- Gold attempted modest intraday recovery on Thursday amid sustained USD selling bias.
- Hawkish remarks by Fed officials, surging US bond yields kept a lid on any further gains.
- Recession fears weigh on investors’ sentiment and offer support to the safe-haven metal.
Gold bounced from the $1,783-$1,784 area on Thursday and stalled the previous day's retracement slide from a multi-week high, though lacked follow-through. Signs of easing inflationary pressures in the US dragged the US dollar to its lowest level since late June, which, in turn, offered some support to the dollar-denominated commodity. The US CPI report released on Wednesday showed that consumer prices were unchanged in July. Furthermore, data on Thursday revealed that the US Producer Price Index fell in July for the first time in more than two years, suggesting that inflation may have peaked. This, in turn, forced investors to trim their bets for a 75 Fed rate hike move at the September policy meeting and continued exerting pressure on the greenback.

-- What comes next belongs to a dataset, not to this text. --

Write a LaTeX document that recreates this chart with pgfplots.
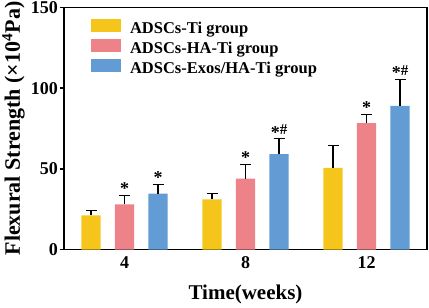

That said, the recent hawkish comments from Fed officials suggested that the US central bank remains on track to tighten its monetary policy further. San Francisco Fed President Mary Daly said that a 50 bps interest rate hike in September makes sense, though she is open to a bigger rate hike if data warrants. Earlier this week, St. Louis Fed President James Bullard, Chicago Fed President Charles Evans and Minneapolis Fed President Neel Kashkari also backed the case for additional rate hikes. This led to a sharp spike in the US Treasury bond yields. In fact, the yield on the benchmark 10-year US government bond shot to its highest level in three weeks, which helped limit any further losses for the buck and capped gains for the non-yielding gold.
The XAU/USD faced rejection near the $1,800 round-figure mark, though the downside remains cushioned amid the prevalent cautious mood. Against the backdrop of worries about a global economic downturn, US-China tensions over Taiwan and uncertainty over future interest rates kept investors on the edge. This was evident from the overnight pullback on Wall Street and a generally softer tone around the Asian equity markets on Friday. The anti-risk flow assisted the safe-haven gold to edge higher during the Asian session. The uptick, however, lacks bullish conviction and warrants caution before positioning for any further gains. Traders now look forward to the Preliminary Michigan US Consumer Sentiment Index for a fresh impetus.
Technical Outlook
From a technical perspective, gold, so far, has struggled to find acceptance above the $1,800 mark. That said, the pullback remains shallow and the two-way price action witnessed since the early part of the week could be categorized as a consolidation phase. Given the recent strong rebound from a 16-month low touched in July, the set-up still seems tilted in favour of bullish traders.
The constructive outlook is reinforced by bullish oscillators on the daily chart, which are still far from being in the overbought territory. Hence, a subsequent move beyond the $1,800 mark, towards testing the post-US CPI swing high near the $1,808 region, remains a distinct possibility. Some follow-through buying would set the stage for a rise towards the next relevant hurdle near the $1,824-$1,825 region.
On the flip side, any meaningful slide now seems to find decent support near the $1,774 area. Sustained weakness below would expose the $1,754-$1,752 strong resistance breakpoint, now turned support, which should now act as a key pivotal point. A convincing breakthrough would shift the bias in favour of bearish traders and drag gold towards the $1,728 intermediate support en route to the $1,715 zone.